Luide: Гость Права на имущество и детей в любом случае принадлежали мужу. В Англии, если мне не изменяет память, такая ситуация была вплоть до 60-х годов 19 века, да и потом не слишком изменилась. Максимум, чего сумеет добиться Мирра, если разрыв случится по вине мужа (причем просто о тайных изменах или синяках речь не идет!) - это небольшое содержание и право видеться с сыном (один-два раза в год). Притом не факт, что последним она сумеет воспользоваться...

Хелга: Luide пишет: В Англии, если мне не изменяет память, такая ситуация была вплоть до 60-х годов 19 века, да и потом не слишком изменилась. В той самой далекой романтичной Англии, о которой вздыхают сентиментальные дамы. Если не ошибаюсь, до 50-х годов прошлого века там у замужних женщин и с работой были проблемы - если муж против работать нельзя. И с избирательным правом также. Браво суфражисткам.

Luide: Хелга пишет: если муж против работать нельзя Точно! Спасибо. И муж мог потребовать, чтобы зарплату жены отдавали ему. Моя Мирра - исключение (в смысле, работает против воли мужа), но там исключительные обстоятельства. Позже в тексте будет.

Liana: А мне жутко интересно, что же такое Самайн и с чем связано нежелание героини идти к мэру? Luide, с удовольствием прочитала Ваш роман. Требую продолжения !

Luide: Liana спасибо большое! К сожалению, у меня серьезные проблемы со здоровьем. Не уверена, что смогу продолжать литературную деятельность (по крайней мере, в ближайшее время). Прошу прощения у всех читателей.

Гость: Luide пишет: К сожалению, у меня серьезные проблемы со здоровьем Очень сожалею.
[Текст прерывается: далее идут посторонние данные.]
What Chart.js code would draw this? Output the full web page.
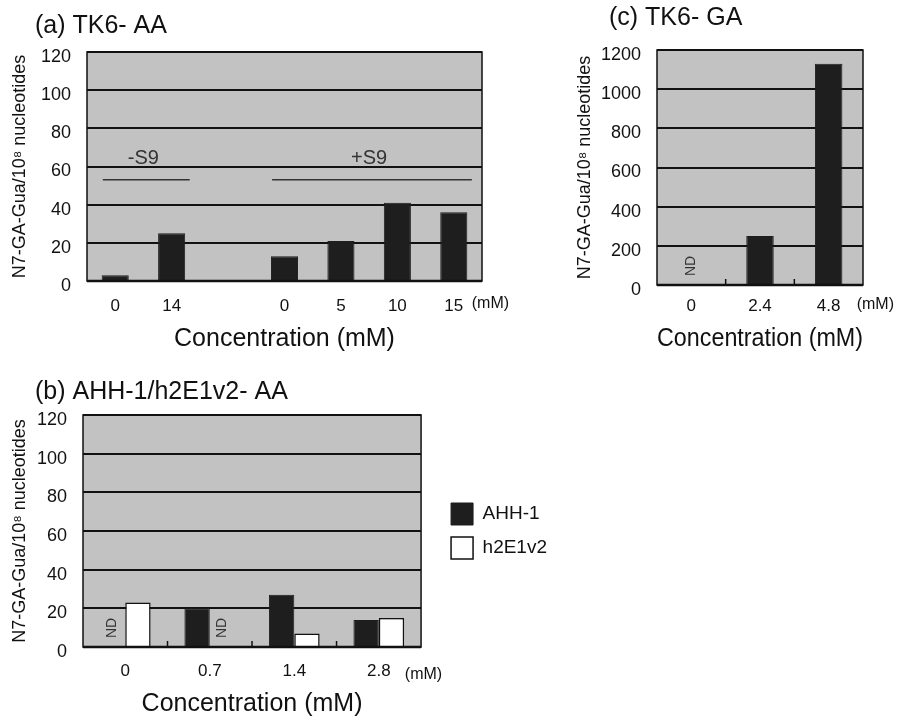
<!DOCTYPE html>
<html>
<head>
<meta charset="utf-8">
<script src="https://cdn.jsdelivr.net/npm/chart.js@4.4.0/dist/chart.umd.min.js"></script>
<style>
  html, body { margin: 0; padding: 0; background: #fff; }
  body { width: 904px; height: 720px; position: relative; overflow: hidden; }
  .panel { position: absolute; }
</style>
</head>
<body>
<div class="panel" style="left:0;top:0;width:520px;height:360px"><canvas id="chartA"></canvas></div>
<div class="panel" style="left:565px;top:0;width:339px;height:360px"><canvas id="chartC"></canvas></div>
<div class="panel" style="left:0;top:380px;width:600px;height:340px"><canvas id="chartB"></canvas></div>
<script>
  "use strict";

  var FONT = "'Liberation Sans', Arial, Helvetica, sans-serif";
  var INK = "#111";
  var Y_TITLE = "N7-GA-Gua/10\u2078 nucleotides";
  var X_TITLE = "Concentration (mM)";

  // (a) TK6 - AA  (third slot is the gap between -S9 and +S9)
  var aLabels = ["0", "14", "", "0", "5", "10", "15"];
  var aValues = [3, 25, null, 13, 21, 41, 36];
  var aGroups = [
    { text: "-S9", first: 0, last: 1 },
    { text: "+S9", first: 3, last: 6 },
  ];
  var aYMax = 120, aYStep = 20;

  // (c) TK6 - GA
  var cLabels = ["0", "2.4", "4.8"];
  var cValues = [null, 250, 1130];   // null = ND
  var cYMax = 1200, cYStep = 200;

  // (b) AHH-1 / h2E1v2 - AA
  var bLabels = ["0", "0.7", "1.4", "2.8"];
  var bSeries = ["AHH-1", "h2E1v2"];
  var bAHH = [null, 20, 27, 14];     // null = ND
  var bH2 = [23, null, 7, 15];
  var bYMax = 120, bYStep = 20;

  // draws plot background, frame, ND marks, S9 brackets, panel title and unit
  var panelDecor = {
    id: "panelDecor",
    beforeDraw: function (chart) {
      var a = chart.chartArea, ctx = chart.ctx;
      ctx.save();
      ctx.fillStyle = "#c2c2c2";
      ctx.fillRect(a.left, a.top, a.right - a.left, a.bottom - a.top);
      ctx.restore();
    },
    afterDatasetsDraw: function (chart, args, opts) {
      var a = chart.chartArea, ctx = chart.ctx;
      var xs = chart.scales.x, ys = chart.scales.y;
      ctx.save();
      ctx.strokeStyle = INK;
      ctx.lineWidth = 1.5;
      ctx.strokeRect(a.left, a.top, a.right - a.left, a.bottom - a.top);
      ctx.lineWidth = 2.5;
      ctx.beginPath();
      ctx.moveTo(a.left, a.bottom);
      ctx.lineTo(a.right, a.bottom);
      ctx.stroke();

      // small inner ticks between categories
      if (opts.innerTicks) {
        ctx.lineWidth = 1.5;
        for (var i = 0; i < chart.data.labels.length - 1; i++) {
          var px = xs.getPixelForValue(i + 0.5);
          ctx.beginPath();
          ctx.moveTo(px, a.bottom);
          ctx.lineTo(px, a.bottom - 6);
          ctx.stroke();
        }
      }

      // ND for missing values
      ctx.fillStyle = "#333";
      ctx.font = "14px " + FONT;
      ctx.textAlign = "center";
      ctx.textBaseline = "middle";
      chart.data.datasets.forEach(function (ds, di) {
        if (!ds.nd) return;
        var meta = chart.getDatasetMeta(di);
        ds.data.forEach(function (v, i) {
          if (v !== null) return;
          var el = meta.data[i];
          ctx.save();
          ctx.translate(el.x, a.bottom - 19);
          ctx.rotate(-Math.PI / 2);
          ctx.fillText("ND", 0, 0);
          ctx.restore();
        });
      });

      // -S9 / +S9 brackets
      (opts.groups || []).forEach(function (g) {
        var x1 = xs.getPixelForValue(g.first - 0.22);
        var x2 = xs.getPixelForValue(g.last + 0.32);
        var ly = ys.getPixelForValue(opts.groupLevel);
        ctx.strokeStyle = "#333";
        ctx.lineWidth = 1.5;
        ctx.beginPath();
        ctx.moveTo(x1, ly);
        ctx.lineTo(x2, ly);
        ctx.stroke();
        ctx.fillStyle = "#333";
        ctx.font = "20px " + FONT;
        ctx.fillText(g.text, (xs.getPixelForValue(g.first) + xs.getPixelForValue(g.last)) / 2, ly - 21);
      });

      // unit after last tick label
      var last = chart.data.labels.length - 1;
      ctx.fillStyle = INK;
      ctx.font = "16px " + FONT;
      ctx.textAlign = "left";
      ctx.fillText("(mM)", xs.getPixelForValue(last) + opts.unitDx, a.bottom + opts.unitDy);

      // panel title
      ctx.font = "25px " + FONT;
      ctx.fillText(opts.title, opts.titleX, opts.titleY);
      ctx.restore();
    },
  };

  function scalesFor(yMax, yStep, yWidth, xHeight, tickPad, titlePad) {
    return {
      x: {
        grid: { display: false, drawTicks: false },
        border: { display: false },
        ticks: { color: INK, font: { family: FONT, size: 17 }, padding: tickPad, autoSkip: false, maxRotation: 0 },
        title: { display: true, text: X_TITLE, color: INK, font: { family: FONT, size: 25 }, padding: { top: 0, bottom: titlePad } },
        afterFit: function (s) { s.height = xHeight; },
      },
      y: {
        min: 0,
        max: yMax,
        grid: { color: INK, lineWidth: 2, drawTicks: false },
        border: { display: false },
        ticks: {
          stepSize: yStep, color: INK, font: { family: FONT, size: 18 }, padding: 16, labelOffset: 5,
          callback: function (v) { return String(v); },
        },
        title: { display: true, text: Y_TITLE, color: INK, font: { family: FONT, size: 18 }, padding: { top: 9, bottom: 0 } },
        afterFit: function (s) { s.width = yWidth; },
      },
    };
  }

  var common = {
    responsive: true,
    maintainAspectRatio: false,
    animation: false,
    devicePixelRatio: 1,
  };

  // (a)
  new Chart(document.getElementById("chartA"), {
    type: "bar",
    data: {
      labels: aLabels,
      datasets: [{
        data: aValues,
        backgroundColor: "#1e1e1e",
        borderColor: "#1e1e1e",
        borderWidth: 1,
        categoryPercentage: 1,
        barPercentage: 0.48,
      }],
    },
    options: Object.assign({}, common, {
      layout: { padding: { top: 52, right: 38, left: 0, bottom: 0 } },
      scales: scalesFor(aYMax, aYStep, 87, 79, 15, 6),
      plugins: {
        legend: { display: false },
        tooltip: { enabled: false },
        panelDecor: {
          title: "(a) TK6- AA", titleX: 35, titleY: 26,
          groups: aGroups, groupLevel: 53,
          unitDx: 18, unitDy: 23,
        },
      },
    }),
    plugins: [panelDecor],
  });

  // (c)
  new Chart(document.getElementById("chartC"), {
    type: "bar",
    data: {
      labels: cLabels,
      datasets: [{
        data: cValues,
        nd: true,
        backgroundColor: "#1e1e1e",
        borderColor: "#1e1e1e",
        borderWidth: 1,
        categoryPercentage: 1,
        barPercentage: 0.4,
      }],
    },
    options: Object.assign({}, common, {
      layout: { padding: { top: 50, right: 41, left: 0, bottom: 0 } },
      scales: scalesFor(cYMax, cYStep, 92, 75, 11, 6),
      plugins: {
        legend: { display: false },
        tooltip: { enabled: false },
        panelDecor: {
          title: "(c) TK6- GA", titleX: 44, titleY: 18,
          innerTicks: true,
          unitDx: 28, unitDy: 20,
        },
      },
    }),
    plugins: [panelDecor],
  });

  // (b)
  var bScales = scalesFor(bYMax, bYStep, 83, 73, 14, 1);
  bScales.gap = {
    type: "linear",
    position: "right",
    display: true,
    grid: { display: false, drawTicks: false },
    border: { display: false },
    ticks: { display: false },
    afterFit: function (s) { s.width = 18; },
  };

  new Chart(document.getElementById("chartB"), {
    type: "bar",
    data: {
      labels: bLabels,
      datasets: [
        {
          label: bSeries[0],
          data: bAHH,
          nd: true,
          backgroundColor: "#1e1e1e",
          borderColor: "#1e1e1e",
          borderWidth: 1,
          categoryPercentage: 0.6,
          barPercentage: 1,
        },
        {
          label: bSeries[1],
          data: bH2,
          nd: true,
          backgroundColor: "#ffffff",
          borderColor: INK,
          borderWidth: 1.5,
          categoryPercentage: 0.6,
          barPercentage: 1,
        },
      ],
    },
    options: Object.assign({}, common, {
      layout: { padding: { top: 35, right: 43, left: 0, bottom: 0 } },
      scales: bScales,
      plugins: {
        legend: {
          display: true,
          position: "right",
          fullSize: false,
          align: "center",
          maxWidth: 200,
          labels: {
            boxWidth: 22,
            boxHeight: 22,
            padding: 12,
            color: INK,
            font: { family: FONT, size: 19 },
          },
        },
        tooltip: { enabled: false },
        panelDecor: {
          title: "(b) AHH-1/h2E1v2- AA", titleX: 35, titleY: 12,
          innerTicks: true,
          unitDx: 26, unitDy: 28,
        },
      },
    }),
    plugins: [panelDecor],
  });
</script>
</body>
</html>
Поправляйтесь (в плане здоровья, конечно), чтобы вновь радовать нас своими произведениями. И не только...

Скрипач не нужен: Бог с ней, с литературной деятельностью. Выздоравливайте!

Хелга: Luide , выздоравливайте, сил Вам и оптимизма.

Klo: Luide ! Присоединяюсь ко всем пожеланиям!

Luide: Гость, Скрипач не нужен, Хелга, Klo большое спасибо за поддержку и добрые пожелания! Надеюсь вскоре вернуться на форум. Буду скучать.